→ **Exercise aim**:
Pictures stay out of the copy; set down each line of the listing below exactly.
** BEGIN Material **
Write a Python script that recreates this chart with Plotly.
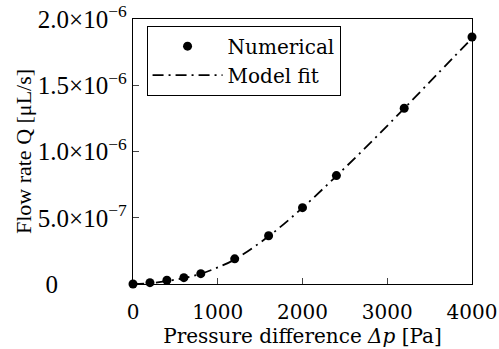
import plotly.graph_objects as go

pressure = [0, 200, 400, 600, 800, 1200, 1600, 2000, 2400, 3200, 4000]
flow_numerical = [0.0, 0.010e-6, 0.028e-6, 0.048e-6, 0.078e-6, 0.19e-6, 0.364e-6,
                  0.576e-6, 0.818e-6, 1.326e-6, 1.864e-6]
fit_pressure = [0, 200, 400, 600, 800, 1000, 1200, 1600, 2000, 2400, 2800, 3200, 3600, 4000]
flow_fit = [0.0, 0.006e-6, 0.022e-6, 0.045e-6, 0.078e-6, 0.125e-6, 0.185e-6, 0.36e-6,
            0.575e-6, 0.815e-6, 1.065e-6, 1.325e-6, 1.59e-6, 1.855e-6]

y_tickvals = [0, 5e-7, 1e-6, 1.5e-6, 2e-6]
y_ticktext = ["0" + "\u00a0" * 11,
              "5.0×10<sup>−7</sup>", "1.0×10<sup>−6</sup>",
              "1.5×10<sup>−6</sup>", "2.0×10<sup>−6</sup>"]
x_tickvals = [0, 1000, 2000, 3000, 4000]

FX = dict(family="DejaVu Serif", size=20, color="black")
FXT = dict(family="DejaVu Serif", size=20, color="black")
FY = dict(family="Liberation Serif", size=25, color="black")
FYT = dict(family="Liberation Serif", size=22, color="black")

fig = go.Figure()
fig.add_trace(go.Scatter(
    x=pressure, y=flow_numerical, mode="markers", name="Numerical",
    marker=dict(color="black", size=9), cliponaxis=False))
fig.add_trace(go.Scatter(
    x=fit_pressure, y=flow_fit, mode="lines", name="Model fit",
    line=dict(color="black", width=1.8, dash="11px,5px,2px,5px", shape="spline"),
    cliponaxis=False))

fig.update_layout(
    width=499, height=349,
    margin=dict(l=133, r=27, t=19, b=65),
    paper_bgcolor="white", plot_bgcolor="white",
    font=FX,
    showlegend=True,
    legend=dict(x=0.04, y=0.975, xanchor="left", yanchor="top",
                bordercolor="black", borderwidth=1, bgcolor="white",
                font=FX, tracegroupgap=0, itemwidth=70),
    xaxis=dict(range=[0, 4000], tickvals=x_tickvals, ticks="inside", ticklen=6,
               tickfont=FX, automargin=False,
               showline=True, mirror=True, linecolor="black", linewidth=1.3,
               showgrid=False, zeroline=False, ticklabelstandoff=10,
               title=dict(text="Pressure difference <i>Δp</i> [Pa]", standoff=2, font=FXT)),
    yaxis=dict(range=[0, 2e-6], tickvals=y_tickvals, ticktext=y_ticktext,
               ticks="inside", ticklen=6, tickfont=FY, automargin=False,
               showline=True, mirror=True, linecolor="black", linewidth=1.3,
               showgrid=False, zeroline=False,
               title=dict(text="Flow rate Q [μL/s]", standoff=0, font=FYT)),
)

fig.write_html("out.html")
** END Material **
→ **Result for this exercise**:
Write a Python script that recreates this chart with Plotly.
import plotly.graph_objects as go

pressure = [0, 200, 400, 600, 800, 1200, 1600, 2000, 2400, 3200, 4000]
flow_numerical = [0.0, 0.010e-6, 0.028e-6, 0.048e-6, 0.078e-6, 0.19e-6, 0.364e-6,
                  0.576e-6, 0.818e-6, 1.326e-6, 1.864e-6]
fit_pressure = [0, 200, 400, 600, 800, 1000, 1200, 1600, 2000, 2400, 2800, 3200, 3600, 4000]
flow_fit = [0.0, 0.006e-6, 0.022e-6, 0.045e-6, 0.078e-6, 0.125e-6, 0.185e-6, 0.36e-6,
            0.575e-6, 0.815e-6, 1.065e-6, 1.325e-6, 1.59e-6, 1.855e-6]

y_tickvals = [0, 5e-7, 1e-6, 1.5e-6, 2e-6]
y_ticktext = ["0" + "\u00a0" * 11,
              "5.0×10<sup>−7</sup>", "1.0×10<sup>−6</sup>",
              "1.5×10<sup>−6</sup>", "2.0×10<sup>−6</sup>"]
x_tickvals = [0, 1000, 2000, 3000, 4000]

FX = dict(family="DejaVu Serif", size=20, color="black")
FXT = dict(family="DejaVu Serif", size=20, color="black")
FY = dict(family="Liberation Serif", size=25, color="black")
FYT = dict(family="Liberation Serif", size=22, color="black")

fig = go.Figure()
fig.add_trace(go.Scatter(
    x=pressure, y=flow_numerical, mode="markers", name="Numerical",
    marker=dict(color="black", size=9), cliponaxis=False))
fig.add_trace(go.Scatter(
    x=fit_pressure, y=flow_fit, mode="lines", name="Model fit",
    line=dict(color="black", width=1.8, dash="11px,5px,2px,5px", shape="spline"),
    cliponaxis=False))

fig.update_layout(
    width=499, height=349,
    margin=dict(l=133, r=27, t=19, b=65),
    paper_bgcolor="white", plot_bgcolor="white",
    font=FX,
    showlegend=True,
    legend=dict(x=0.04, y=0.975, xanchor="left", yanchor="top",
                bordercolor="black", borderwidth=1, bgcolor="white",
                font=FX, tracegroupgap=0, itemwidth=70),
    xaxis=dict(range=[0, 4000], tickvals=x_tickvals, ticks="inside", ticklen=6,
               tickfont=FX, automargin=False,
               showline=True, mirror=True, linecolor="black", linewidth=1.3,
               showgrid=False, zeroline=False, ticklabelstandoff=10,
               title=dict(text="Pressure difference <i>Δp</i> [Pa]", standoff=2, font=FXT)),
    yaxis=dict(range=[0, 2e-6], tickvals=y_tickvals, ticktext=y_ticktext,
               ticks="inside", ticklen=6, tickfont=FY, automargin=False,
               showline=True, mirror=True, linecolor="black", linewidth=1.3,
               showgrid=False, zeroline=False,
               title=dict(text="Flow rate Q [μL/s]", standoff=0, font=FYT)),
)

fig.write_html("out.html")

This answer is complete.